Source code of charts
————————

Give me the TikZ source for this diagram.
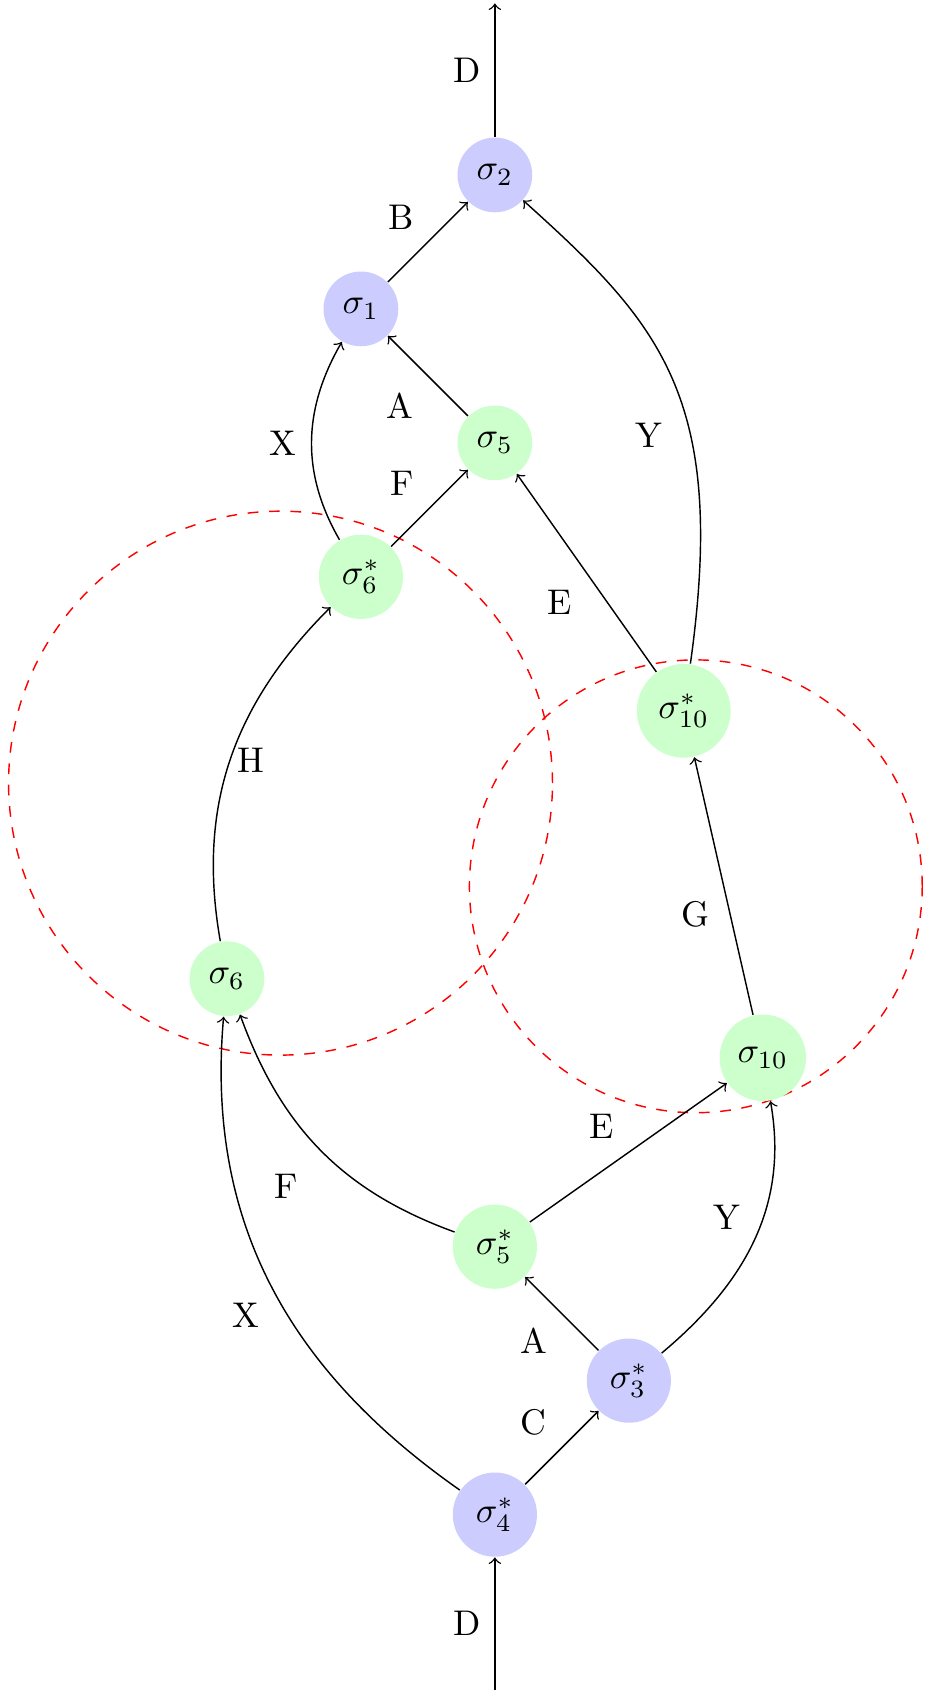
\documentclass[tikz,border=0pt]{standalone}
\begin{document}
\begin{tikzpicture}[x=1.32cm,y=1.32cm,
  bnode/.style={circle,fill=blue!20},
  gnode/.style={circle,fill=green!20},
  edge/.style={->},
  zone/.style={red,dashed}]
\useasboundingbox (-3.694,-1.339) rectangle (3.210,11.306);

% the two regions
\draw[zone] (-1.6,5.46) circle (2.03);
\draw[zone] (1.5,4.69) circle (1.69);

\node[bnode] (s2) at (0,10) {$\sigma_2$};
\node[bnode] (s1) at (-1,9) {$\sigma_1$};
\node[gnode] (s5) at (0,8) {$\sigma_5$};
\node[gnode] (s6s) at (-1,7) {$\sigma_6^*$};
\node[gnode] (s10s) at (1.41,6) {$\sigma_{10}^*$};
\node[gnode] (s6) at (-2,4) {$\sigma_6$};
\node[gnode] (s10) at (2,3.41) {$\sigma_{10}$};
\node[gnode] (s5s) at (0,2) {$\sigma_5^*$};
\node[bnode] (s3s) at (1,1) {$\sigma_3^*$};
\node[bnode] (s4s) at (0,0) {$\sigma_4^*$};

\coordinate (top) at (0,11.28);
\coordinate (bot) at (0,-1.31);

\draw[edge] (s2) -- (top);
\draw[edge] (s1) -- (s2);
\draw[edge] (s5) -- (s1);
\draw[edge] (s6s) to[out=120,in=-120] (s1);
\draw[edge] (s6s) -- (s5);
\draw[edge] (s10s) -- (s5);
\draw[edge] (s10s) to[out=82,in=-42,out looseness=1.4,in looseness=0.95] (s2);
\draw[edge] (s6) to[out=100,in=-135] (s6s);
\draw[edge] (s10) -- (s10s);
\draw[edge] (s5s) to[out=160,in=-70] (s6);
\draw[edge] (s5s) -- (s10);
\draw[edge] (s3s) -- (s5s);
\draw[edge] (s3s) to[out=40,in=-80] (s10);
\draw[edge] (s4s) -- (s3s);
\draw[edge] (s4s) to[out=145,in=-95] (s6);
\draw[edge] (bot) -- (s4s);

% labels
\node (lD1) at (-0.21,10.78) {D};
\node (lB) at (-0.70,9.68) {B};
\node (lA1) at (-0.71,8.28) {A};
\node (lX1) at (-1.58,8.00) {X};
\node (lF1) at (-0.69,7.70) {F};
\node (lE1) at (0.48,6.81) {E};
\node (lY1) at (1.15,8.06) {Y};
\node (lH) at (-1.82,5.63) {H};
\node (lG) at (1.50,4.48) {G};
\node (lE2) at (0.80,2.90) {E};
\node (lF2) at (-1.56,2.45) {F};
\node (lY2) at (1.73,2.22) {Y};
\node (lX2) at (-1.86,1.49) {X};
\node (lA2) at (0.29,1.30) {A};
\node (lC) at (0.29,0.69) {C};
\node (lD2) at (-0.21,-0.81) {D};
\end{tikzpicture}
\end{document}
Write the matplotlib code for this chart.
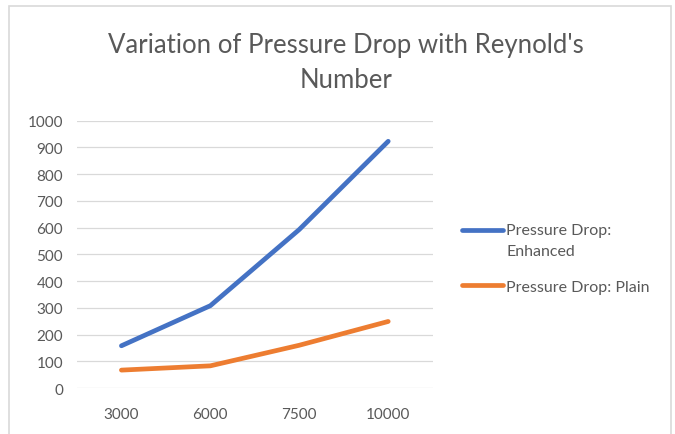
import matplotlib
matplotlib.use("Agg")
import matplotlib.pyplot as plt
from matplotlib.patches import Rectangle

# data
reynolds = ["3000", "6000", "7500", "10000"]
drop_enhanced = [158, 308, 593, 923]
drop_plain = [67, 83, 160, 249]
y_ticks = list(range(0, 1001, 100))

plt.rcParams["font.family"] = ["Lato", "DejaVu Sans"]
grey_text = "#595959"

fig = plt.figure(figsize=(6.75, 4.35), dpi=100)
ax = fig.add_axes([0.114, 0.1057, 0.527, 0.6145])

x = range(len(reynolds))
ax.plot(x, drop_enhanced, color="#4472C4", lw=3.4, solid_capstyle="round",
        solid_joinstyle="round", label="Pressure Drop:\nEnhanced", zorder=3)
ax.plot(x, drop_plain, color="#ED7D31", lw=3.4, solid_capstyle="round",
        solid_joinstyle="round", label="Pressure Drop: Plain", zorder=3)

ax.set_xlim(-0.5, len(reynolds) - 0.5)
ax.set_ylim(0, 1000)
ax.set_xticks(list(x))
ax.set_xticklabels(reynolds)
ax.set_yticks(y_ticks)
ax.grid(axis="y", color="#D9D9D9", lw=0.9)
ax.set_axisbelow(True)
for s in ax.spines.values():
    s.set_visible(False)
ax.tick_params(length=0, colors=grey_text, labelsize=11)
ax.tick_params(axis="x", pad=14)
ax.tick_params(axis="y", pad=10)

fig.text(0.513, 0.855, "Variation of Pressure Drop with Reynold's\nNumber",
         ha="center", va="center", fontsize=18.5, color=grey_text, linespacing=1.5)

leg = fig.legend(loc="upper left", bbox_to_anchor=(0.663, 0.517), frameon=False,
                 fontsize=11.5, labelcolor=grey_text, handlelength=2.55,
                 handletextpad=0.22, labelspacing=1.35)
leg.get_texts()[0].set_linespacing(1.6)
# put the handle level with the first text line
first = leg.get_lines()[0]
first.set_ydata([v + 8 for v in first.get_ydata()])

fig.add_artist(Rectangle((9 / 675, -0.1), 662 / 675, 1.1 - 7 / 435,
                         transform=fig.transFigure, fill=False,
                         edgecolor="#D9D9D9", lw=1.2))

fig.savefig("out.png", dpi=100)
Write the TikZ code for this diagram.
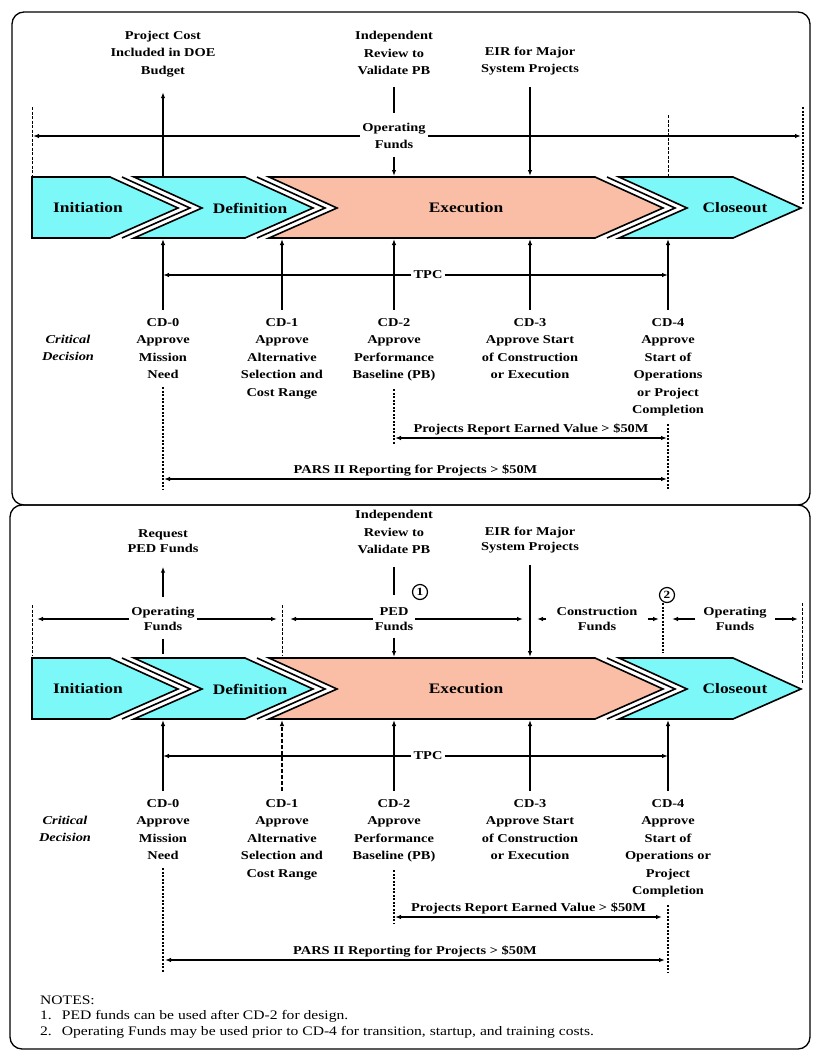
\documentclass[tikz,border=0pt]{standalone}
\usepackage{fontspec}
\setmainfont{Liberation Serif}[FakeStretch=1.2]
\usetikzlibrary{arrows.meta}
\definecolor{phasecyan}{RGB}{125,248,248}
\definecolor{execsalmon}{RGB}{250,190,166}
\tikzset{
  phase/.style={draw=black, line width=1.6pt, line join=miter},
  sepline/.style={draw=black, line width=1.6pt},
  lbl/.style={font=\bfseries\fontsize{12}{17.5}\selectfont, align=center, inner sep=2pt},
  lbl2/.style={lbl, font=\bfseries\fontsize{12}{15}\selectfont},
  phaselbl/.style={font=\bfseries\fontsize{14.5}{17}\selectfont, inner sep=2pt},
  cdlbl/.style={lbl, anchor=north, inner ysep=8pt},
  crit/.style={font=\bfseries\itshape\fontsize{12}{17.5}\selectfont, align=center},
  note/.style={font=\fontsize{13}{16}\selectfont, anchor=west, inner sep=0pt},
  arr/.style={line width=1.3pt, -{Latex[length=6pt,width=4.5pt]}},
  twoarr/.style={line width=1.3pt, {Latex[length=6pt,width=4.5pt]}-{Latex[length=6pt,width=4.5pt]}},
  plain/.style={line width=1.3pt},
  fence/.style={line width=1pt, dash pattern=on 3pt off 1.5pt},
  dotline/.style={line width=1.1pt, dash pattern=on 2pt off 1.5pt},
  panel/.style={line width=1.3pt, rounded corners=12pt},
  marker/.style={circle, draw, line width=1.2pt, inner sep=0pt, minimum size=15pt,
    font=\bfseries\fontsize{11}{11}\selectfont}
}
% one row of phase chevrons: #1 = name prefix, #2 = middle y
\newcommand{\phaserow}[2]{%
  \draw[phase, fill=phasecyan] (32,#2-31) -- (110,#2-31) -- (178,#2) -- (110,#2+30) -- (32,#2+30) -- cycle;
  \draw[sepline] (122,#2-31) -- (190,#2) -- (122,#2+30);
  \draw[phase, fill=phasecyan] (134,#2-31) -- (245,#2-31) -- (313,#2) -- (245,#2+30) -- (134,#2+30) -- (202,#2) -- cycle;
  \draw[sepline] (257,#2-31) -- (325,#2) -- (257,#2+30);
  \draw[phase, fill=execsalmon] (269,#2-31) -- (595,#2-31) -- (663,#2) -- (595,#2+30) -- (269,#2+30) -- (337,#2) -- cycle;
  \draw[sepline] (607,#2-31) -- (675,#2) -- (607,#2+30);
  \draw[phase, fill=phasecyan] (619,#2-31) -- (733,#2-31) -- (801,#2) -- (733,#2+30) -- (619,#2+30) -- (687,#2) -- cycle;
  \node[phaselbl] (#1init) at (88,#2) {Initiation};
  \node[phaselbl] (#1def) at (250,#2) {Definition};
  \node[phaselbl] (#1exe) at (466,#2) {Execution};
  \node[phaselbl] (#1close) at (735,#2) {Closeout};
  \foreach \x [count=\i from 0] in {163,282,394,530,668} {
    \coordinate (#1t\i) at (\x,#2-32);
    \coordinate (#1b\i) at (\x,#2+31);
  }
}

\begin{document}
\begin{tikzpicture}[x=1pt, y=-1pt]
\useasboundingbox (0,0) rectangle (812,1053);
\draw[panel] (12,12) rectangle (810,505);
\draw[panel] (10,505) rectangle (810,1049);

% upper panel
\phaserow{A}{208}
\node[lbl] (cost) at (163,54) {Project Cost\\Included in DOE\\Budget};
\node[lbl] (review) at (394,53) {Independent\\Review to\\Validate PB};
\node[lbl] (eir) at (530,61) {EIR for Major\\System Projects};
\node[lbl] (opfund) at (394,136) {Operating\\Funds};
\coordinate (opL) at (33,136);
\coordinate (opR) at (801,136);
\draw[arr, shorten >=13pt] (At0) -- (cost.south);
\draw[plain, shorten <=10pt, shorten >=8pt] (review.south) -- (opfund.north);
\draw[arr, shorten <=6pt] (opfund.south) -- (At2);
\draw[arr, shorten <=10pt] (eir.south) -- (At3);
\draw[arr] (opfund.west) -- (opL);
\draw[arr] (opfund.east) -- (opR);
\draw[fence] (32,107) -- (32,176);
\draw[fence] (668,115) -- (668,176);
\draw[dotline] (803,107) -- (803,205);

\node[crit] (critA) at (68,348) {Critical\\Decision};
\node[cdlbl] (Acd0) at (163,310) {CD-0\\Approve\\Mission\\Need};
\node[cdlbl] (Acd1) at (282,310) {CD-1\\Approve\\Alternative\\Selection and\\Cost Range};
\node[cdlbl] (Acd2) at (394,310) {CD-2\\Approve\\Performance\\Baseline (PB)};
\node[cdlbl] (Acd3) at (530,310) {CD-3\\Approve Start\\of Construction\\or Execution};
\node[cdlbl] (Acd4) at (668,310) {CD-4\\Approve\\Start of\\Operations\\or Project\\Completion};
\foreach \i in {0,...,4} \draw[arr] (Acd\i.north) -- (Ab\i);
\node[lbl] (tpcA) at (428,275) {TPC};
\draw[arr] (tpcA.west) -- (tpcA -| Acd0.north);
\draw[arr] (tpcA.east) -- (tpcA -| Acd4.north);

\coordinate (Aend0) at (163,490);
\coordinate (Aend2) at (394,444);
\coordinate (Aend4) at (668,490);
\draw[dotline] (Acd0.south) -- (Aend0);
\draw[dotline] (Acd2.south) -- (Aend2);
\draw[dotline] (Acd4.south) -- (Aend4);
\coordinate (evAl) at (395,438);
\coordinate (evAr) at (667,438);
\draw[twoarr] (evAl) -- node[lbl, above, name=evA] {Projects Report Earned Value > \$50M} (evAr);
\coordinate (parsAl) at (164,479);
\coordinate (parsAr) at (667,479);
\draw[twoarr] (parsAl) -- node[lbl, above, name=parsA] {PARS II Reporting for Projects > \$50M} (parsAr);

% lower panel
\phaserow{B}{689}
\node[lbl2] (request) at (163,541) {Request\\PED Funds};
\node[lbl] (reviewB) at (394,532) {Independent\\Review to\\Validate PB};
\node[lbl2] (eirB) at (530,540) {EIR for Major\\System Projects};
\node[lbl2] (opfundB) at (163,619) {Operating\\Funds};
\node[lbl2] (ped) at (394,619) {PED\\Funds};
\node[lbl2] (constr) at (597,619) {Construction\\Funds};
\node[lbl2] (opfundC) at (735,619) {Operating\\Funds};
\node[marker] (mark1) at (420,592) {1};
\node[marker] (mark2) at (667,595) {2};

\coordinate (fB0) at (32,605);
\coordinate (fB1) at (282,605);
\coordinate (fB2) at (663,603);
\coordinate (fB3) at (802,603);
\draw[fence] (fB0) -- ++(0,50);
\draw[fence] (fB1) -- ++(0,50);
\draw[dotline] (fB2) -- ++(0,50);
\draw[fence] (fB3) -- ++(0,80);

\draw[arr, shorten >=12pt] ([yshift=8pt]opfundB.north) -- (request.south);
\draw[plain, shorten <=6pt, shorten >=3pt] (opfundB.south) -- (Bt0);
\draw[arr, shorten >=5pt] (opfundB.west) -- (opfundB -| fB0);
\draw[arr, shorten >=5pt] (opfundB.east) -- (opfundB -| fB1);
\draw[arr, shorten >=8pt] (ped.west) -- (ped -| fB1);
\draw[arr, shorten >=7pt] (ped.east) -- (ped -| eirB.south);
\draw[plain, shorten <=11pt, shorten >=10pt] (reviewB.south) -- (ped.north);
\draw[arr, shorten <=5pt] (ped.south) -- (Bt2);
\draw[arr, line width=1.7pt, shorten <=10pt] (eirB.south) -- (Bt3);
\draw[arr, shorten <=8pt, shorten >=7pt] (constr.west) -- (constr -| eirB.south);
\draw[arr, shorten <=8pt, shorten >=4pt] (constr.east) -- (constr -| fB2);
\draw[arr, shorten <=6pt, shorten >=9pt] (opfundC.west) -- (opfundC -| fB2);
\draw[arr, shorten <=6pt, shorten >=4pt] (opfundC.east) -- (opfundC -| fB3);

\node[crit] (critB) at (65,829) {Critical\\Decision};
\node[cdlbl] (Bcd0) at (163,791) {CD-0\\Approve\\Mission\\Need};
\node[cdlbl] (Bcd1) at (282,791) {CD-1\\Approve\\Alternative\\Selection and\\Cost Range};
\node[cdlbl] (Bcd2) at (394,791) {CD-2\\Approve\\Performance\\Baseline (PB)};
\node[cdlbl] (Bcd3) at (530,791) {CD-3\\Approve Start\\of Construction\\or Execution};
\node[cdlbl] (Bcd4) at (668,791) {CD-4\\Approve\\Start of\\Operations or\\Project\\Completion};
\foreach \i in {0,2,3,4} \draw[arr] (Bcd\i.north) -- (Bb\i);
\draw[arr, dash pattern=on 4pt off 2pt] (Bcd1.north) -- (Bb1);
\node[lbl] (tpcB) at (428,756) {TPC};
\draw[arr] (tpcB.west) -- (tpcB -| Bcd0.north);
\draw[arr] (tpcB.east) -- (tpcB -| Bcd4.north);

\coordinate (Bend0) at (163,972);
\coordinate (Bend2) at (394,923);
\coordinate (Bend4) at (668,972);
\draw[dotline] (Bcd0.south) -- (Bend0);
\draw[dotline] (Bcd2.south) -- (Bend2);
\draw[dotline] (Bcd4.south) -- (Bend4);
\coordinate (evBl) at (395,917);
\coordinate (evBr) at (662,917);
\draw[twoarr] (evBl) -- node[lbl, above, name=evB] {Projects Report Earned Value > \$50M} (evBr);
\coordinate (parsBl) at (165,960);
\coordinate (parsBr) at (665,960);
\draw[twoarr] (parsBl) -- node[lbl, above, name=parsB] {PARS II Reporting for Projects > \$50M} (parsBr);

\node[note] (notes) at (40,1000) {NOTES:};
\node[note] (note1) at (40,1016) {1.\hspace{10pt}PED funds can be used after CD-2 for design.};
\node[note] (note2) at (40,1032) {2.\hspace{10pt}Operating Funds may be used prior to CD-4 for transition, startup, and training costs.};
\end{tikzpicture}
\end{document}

————————

— The problem —
Give back exactly the lines from the first line of the data through the line with "(1.5,4.69) circle (1.69);", pictures excluded.

— Final result —
Give me the TikZ source for this diagram.
\documentclass[tikz,border=0pt]{standalone}
\begin{document}
\begin{tikzpicture}[x=1.32cm,y=1.32cm,
  bnode/.style={circle,fill=blue!20},
  gnode/.style={circle,fill=green!20},
  edge/.style={->},
  zone/.style={red,dashed}]
\useasboundingbox (-3.694,-1.339) rectangle (3.210,11.306);

% the two regions
\draw[zone] (-1.6,5.46) circle (2.03);
\draw[zone] (1.5,4.69) circle (1.69);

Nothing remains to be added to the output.